= Problem details =
Skip the pictures and extract all of the lines exactly as written.
-- start of Stored records --
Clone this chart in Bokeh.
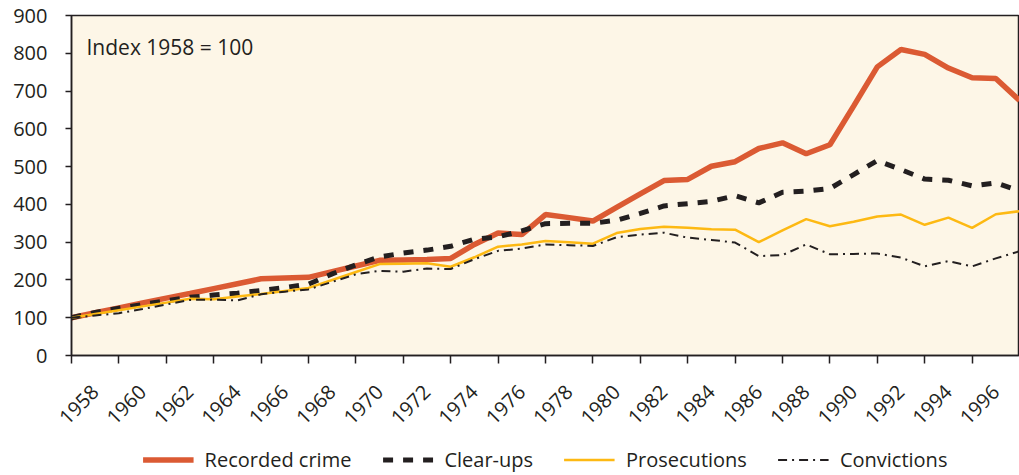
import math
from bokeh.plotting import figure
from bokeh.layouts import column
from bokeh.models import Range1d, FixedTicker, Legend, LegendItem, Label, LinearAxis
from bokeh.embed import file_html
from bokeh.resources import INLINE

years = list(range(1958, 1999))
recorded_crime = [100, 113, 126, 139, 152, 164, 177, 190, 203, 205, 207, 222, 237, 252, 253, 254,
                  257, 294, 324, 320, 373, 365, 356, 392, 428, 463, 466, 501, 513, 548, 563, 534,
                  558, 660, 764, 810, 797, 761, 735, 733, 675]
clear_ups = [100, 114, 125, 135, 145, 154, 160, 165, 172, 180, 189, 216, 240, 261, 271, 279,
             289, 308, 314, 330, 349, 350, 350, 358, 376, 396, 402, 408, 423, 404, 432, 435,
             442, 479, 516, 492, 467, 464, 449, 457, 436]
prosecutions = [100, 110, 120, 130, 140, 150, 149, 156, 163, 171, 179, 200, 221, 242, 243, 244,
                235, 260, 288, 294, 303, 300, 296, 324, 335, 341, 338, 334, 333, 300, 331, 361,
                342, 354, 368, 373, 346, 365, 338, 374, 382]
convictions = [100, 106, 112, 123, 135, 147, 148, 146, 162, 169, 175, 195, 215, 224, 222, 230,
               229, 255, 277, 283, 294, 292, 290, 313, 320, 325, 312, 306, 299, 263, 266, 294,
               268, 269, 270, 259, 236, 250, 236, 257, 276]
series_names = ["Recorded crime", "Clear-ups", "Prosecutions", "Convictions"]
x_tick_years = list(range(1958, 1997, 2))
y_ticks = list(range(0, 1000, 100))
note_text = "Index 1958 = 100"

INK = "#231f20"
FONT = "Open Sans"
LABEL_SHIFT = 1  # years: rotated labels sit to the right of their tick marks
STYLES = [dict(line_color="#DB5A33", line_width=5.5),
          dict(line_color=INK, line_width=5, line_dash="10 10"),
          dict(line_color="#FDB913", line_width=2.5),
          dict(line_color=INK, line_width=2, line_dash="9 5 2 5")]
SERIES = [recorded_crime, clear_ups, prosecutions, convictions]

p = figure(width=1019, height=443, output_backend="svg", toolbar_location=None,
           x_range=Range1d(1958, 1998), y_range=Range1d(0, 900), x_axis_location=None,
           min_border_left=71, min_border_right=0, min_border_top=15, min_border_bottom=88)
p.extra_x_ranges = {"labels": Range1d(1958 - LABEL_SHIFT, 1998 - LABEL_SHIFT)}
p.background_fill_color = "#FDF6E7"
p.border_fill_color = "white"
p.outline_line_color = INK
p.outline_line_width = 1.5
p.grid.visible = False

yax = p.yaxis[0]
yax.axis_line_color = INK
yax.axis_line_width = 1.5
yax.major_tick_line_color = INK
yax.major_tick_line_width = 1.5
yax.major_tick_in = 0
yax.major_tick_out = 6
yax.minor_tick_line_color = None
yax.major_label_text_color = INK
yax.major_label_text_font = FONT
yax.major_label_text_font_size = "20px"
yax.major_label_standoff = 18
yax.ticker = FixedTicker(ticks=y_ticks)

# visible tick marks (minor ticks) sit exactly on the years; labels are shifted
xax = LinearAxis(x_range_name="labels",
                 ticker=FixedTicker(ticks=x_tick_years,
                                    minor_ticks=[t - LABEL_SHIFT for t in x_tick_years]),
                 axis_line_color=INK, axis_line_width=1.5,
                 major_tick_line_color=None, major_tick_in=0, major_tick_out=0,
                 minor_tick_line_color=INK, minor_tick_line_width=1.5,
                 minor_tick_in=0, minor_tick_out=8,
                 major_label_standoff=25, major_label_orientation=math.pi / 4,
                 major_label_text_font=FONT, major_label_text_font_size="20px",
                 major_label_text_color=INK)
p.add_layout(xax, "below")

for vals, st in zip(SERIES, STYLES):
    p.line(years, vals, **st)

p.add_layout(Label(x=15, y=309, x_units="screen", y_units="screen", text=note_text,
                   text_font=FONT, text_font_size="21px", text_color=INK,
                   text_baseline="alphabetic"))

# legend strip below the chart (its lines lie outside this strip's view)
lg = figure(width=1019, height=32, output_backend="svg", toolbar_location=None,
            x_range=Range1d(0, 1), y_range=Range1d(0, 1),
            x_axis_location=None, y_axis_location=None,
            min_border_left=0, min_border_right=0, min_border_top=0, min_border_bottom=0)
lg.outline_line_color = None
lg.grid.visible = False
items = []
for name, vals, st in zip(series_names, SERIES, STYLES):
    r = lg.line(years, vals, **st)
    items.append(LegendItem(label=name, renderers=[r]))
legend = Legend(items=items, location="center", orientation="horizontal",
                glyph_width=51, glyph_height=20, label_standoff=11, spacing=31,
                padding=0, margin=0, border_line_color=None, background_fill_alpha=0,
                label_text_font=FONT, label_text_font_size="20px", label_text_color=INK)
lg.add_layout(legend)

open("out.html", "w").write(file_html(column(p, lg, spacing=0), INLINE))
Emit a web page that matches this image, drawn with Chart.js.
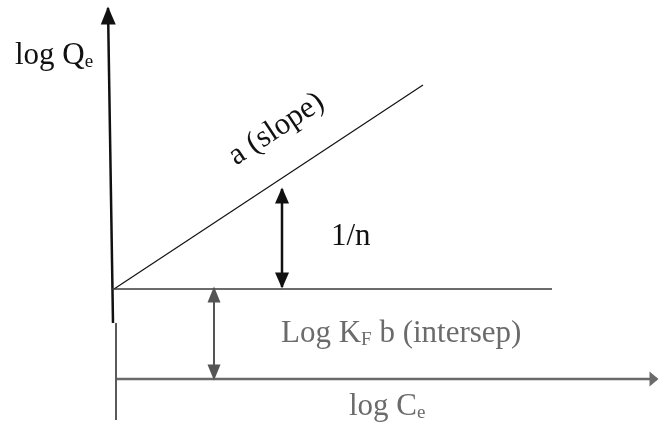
-- end of Stored records --
= Correct output =
Clone this chart in Bokeh.
import math
from bokeh.plotting import figure
from bokeh.layouts import column
from bokeh.models import Range1d, FixedTicker, Legend, LegendItem, Label, LinearAxis
from bokeh.embed import file_html
from bokeh.resources import INLINE

years = list(range(1958, 1999))
recorded_crime = [100, 113, 126, 139, 152, 164, 177, 190, 203, 205, 207, 222, 237, 252, 253, 254,
                  257, 294, 324, 320, 373, 365, 356, 392, 428, 463, 466, 501, 513, 548, 563, 534,
                  558, 660, 764, 810, 797, 761, 735, 733, 675]
clear_ups = [100, 114, 125, 135, 145, 154, 160, 165, 172, 180, 189, 216, 240, 261, 271, 279,
             289, 308, 314, 330, 349, 350, 350, 358, 376, 396, 402, 408, 423, 404, 432, 435,
             442, 479, 516, 492, 467, 464, 449, 457, 436]
prosecutions = [100, 110, 120, 130, 140, 150, 149, 156, 163, 171, 179, 200, 221, 242, 243, 244,
                235, 260, 288, 294, 303, 300, 296, 324, 335, 341, 338, 334, 333, 300, 331, 361,
                342, 354, 368, 373, 346, 365, 338, 374, 382]
convictions = [100, 106, 112, 123, 135, 147, 148, 146, 162, 169, 175, 195, 215, 224, 222, 230,
               229, 255, 277, 283, 294, 292, 290, 313, 320, 325, 312, 306, 299, 263, 266, 294,
               268, 269, 270, 259, 236, 250, 236, 257, 276]
series_names = ["Recorded crime", "Clear-ups", "Prosecutions", "Convictions"]
x_tick_years = list(range(1958, 1997, 2))
y_ticks = list(range(0, 1000, 100))
note_text = "Index 1958 = 100"

INK = "#231f20"
FONT = "Open Sans"
LABEL_SHIFT = 1  # years: rotated labels sit to the right of their tick marks
STYLES = [dict(line_color="#DB5A33", line_width=5.5),
          dict(line_color=INK, line_width=5, line_dash="10 10"),
          dict(line_color="#FDB913", line_width=2.5),
          dict(line_color=INK, line_width=2, line_dash="9 5 2 5")]
SERIES = [recorded_crime, clear_ups, prosecutions, convictions]

p = figure(width=1019, height=443, output_backend="svg", toolbar_location=None,
           x_range=Range1d(1958, 1998), y_range=Range1d(0, 900), x_axis_location=None,
           min_border_left=71, min_border_right=0, min_border_top=15, min_border_bottom=88)
p.extra_x_ranges = {"labels": Range1d(1958 - LABEL_SHIFT, 1998 - LABEL_SHIFT)}
p.background_fill_color = "#FDF6E7"
p.border_fill_color = "white"
p.outline_line_color = INK
p.outline_line_width = 1.5
p.grid.visible = False

yax = p.yaxis[0]
yax.axis_line_color = INK
yax.axis_line_width = 1.5
yax.major_tick_line_color = INK
yax.major_tick_line_width = 1.5
yax.major_tick_in = 0
yax.major_tick_out = 6
yax.minor_tick_line_color = None
yax.major_label_text_color = INK
yax.major_label_text_font = FONT
yax.major_label_text_font_size = "20px"
yax.major_label_standoff = 18
yax.ticker = FixedTicker(ticks=y_ticks)

# visible tick marks (minor ticks) sit exactly on the years; labels are shifted
xax = LinearAxis(x_range_name="labels",
                 ticker=FixedTicker(ticks=x_tick_years,
                                    minor_ticks=[t - LABEL_SHIFT for t in x_tick_years]),
                 axis_line_color=INK, axis_line_width=1.5,
                 major_tick_line_color=None, major_tick_in=0, major_tick_out=0,
                 minor_tick_line_color=INK, minor_tick_line_width=1.5,
                 minor_tick_in=0, minor_tick_out=8,
                 major_label_standoff=25, major_label_orientation=math.pi / 4,
                 major_label_text_font=FONT, major_label_text_font_size="20px",
                 major_label_text_color=INK)
p.add_layout(xax, "below")

for vals, st in zip(SERIES, STYLES):
    p.line(years, vals, **st)

p.add_layout(Label(x=15, y=309, x_units="screen", y_units="screen", text=note_text,
                   text_font=FONT, text_font_size="21px", text_color=INK,
                   text_baseline="alphabetic"))

# legend strip below the chart (its lines lie outside this strip's view)
lg = figure(width=1019, height=32, output_backend="svg", toolbar_location=None,
            x_range=Range1d(0, 1), y_range=Range1d(0, 1),
            x_axis_location=None, y_axis_location=None,
            min_border_left=0, min_border_right=0, min_border_top=0, min_border_bottom=0)
lg.outline_line_color = None
lg.grid.visible = False
items = []
for name, vals, st in zip(series_names, SERIES, STYLES):
    r = lg.line(years, vals, **st)
    items.append(LegendItem(label=name, renderers=[r]))
legend = Legend(items=items, location="center", orientation="horizontal",
                glyph_width=51, glyph_height=20, label_standoff=11, spacing=31,
                padding=0, margin=0, border_line_color=None, background_fill_alpha=0,
                label_text_font=FONT, label_text_font_size="20px", label_text_color=INK)
lg.add_layout(legend)

open("out.html", "w").write(file_html(column(p, lg, spacing=0), INLINE))
Emit a web page that matches this image, drawn with Chart.js.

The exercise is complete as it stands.